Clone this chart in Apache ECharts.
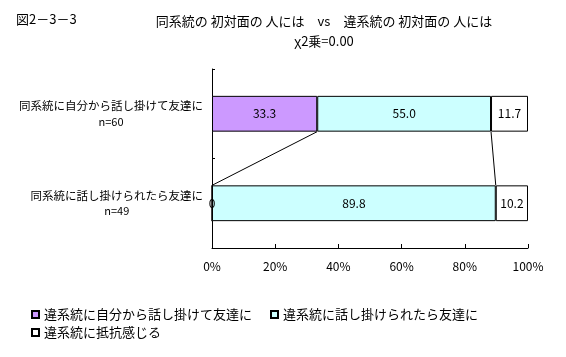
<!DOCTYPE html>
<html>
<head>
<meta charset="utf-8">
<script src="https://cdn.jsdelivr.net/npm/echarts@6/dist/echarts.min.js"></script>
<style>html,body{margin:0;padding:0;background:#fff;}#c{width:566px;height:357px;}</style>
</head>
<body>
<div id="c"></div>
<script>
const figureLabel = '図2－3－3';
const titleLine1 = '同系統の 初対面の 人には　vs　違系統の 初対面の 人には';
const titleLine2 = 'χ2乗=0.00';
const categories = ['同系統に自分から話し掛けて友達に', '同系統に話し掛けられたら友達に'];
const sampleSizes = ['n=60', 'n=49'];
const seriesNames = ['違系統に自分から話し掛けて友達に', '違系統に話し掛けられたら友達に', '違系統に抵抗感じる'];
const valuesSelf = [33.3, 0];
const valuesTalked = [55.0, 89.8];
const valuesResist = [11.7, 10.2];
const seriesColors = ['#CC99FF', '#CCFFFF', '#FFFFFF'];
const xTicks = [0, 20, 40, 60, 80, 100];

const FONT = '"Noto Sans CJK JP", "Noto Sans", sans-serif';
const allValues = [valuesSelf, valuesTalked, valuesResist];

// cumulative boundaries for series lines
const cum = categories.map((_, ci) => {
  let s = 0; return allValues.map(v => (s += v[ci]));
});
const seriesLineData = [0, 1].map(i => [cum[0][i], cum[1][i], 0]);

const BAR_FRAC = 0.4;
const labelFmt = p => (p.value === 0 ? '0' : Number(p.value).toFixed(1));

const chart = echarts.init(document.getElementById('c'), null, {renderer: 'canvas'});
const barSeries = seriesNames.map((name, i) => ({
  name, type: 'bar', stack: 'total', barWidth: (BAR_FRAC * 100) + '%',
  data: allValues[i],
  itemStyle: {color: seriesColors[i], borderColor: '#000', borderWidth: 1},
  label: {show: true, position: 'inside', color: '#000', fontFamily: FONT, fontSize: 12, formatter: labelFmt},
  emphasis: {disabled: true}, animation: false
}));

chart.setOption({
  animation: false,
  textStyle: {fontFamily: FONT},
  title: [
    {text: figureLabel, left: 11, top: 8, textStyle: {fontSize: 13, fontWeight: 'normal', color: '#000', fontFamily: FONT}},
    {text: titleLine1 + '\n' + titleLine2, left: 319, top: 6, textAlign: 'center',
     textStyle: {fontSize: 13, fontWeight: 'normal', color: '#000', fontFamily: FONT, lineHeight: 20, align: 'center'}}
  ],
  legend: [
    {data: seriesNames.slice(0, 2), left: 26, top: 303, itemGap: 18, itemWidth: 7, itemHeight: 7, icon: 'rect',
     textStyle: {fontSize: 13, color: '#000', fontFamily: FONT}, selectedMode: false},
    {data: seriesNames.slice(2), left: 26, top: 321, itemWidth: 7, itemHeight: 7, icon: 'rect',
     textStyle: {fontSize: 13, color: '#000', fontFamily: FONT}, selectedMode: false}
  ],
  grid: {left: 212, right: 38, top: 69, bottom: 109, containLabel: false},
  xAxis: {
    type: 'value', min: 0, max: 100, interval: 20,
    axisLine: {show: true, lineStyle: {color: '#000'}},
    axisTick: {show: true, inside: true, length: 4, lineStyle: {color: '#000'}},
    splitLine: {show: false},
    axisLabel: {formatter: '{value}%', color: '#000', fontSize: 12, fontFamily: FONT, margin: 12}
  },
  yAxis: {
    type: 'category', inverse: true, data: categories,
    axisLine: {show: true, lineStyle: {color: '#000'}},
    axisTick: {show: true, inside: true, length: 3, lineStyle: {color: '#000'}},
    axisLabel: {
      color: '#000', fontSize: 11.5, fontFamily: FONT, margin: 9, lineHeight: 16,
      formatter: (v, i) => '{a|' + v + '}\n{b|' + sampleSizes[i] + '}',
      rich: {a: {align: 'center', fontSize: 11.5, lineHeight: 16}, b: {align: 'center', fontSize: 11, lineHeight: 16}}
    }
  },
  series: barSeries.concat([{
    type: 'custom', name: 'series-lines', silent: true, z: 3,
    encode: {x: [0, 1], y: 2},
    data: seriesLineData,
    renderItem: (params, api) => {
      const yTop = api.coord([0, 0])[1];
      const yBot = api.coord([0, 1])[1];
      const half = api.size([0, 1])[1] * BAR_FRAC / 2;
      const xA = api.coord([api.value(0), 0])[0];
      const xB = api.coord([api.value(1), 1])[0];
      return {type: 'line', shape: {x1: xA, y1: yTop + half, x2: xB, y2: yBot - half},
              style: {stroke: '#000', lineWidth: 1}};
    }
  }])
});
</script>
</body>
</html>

_ _ _ _ _

What you will do:
Quote, exactly and only, the lines from the first line of the data above through the line containing "const allValues = [valuesSelf, valuesTalked, valuesResist];". The pictures do not belong in it.

Result:
Clone this chart in Apache ECharts.
<!DOCTYPE html>
<html>
<head>
<meta charset="utf-8">
<script src="https://cdn.jsdelivr.net/npm/echarts@6/dist/echarts.min.js"></script>
<style>html,body{margin:0;padding:0;background:#fff;}#c{width:566px;height:357px;}</style>
</head>
<body>
<div id="c"></div>
<script>
const figureLabel = '図2－3－3';
const titleLine1 = '同系統の 初対面の 人には　vs　違系統の 初対面の 人には';
const titleLine2 = 'χ2乗=0.00';
const categories = ['同系統に自分から話し掛けて友達に', '同系統に話し掛けられたら友達に'];
const sampleSizes = ['n=60', 'n=49'];
const seriesNames = ['違系統に自分から話し掛けて友達に', '違系統に話し掛けられたら友達に', '違系統に抵抗感じる'];
const valuesSelf = [33.3, 0];
const valuesTalked = [55.0, 89.8];
const valuesResist = [11.7, 10.2];
const seriesColors = ['#CC99FF', '#CCFFFF', '#FFFFFF'];
const xTicks = [0, 20, 40, 60, 80, 100];

const FONT = '"Noto Sans CJK JP", "Noto Sans", sans-serif';
const allValues = [valuesSelf, valuesTalked, valuesResist];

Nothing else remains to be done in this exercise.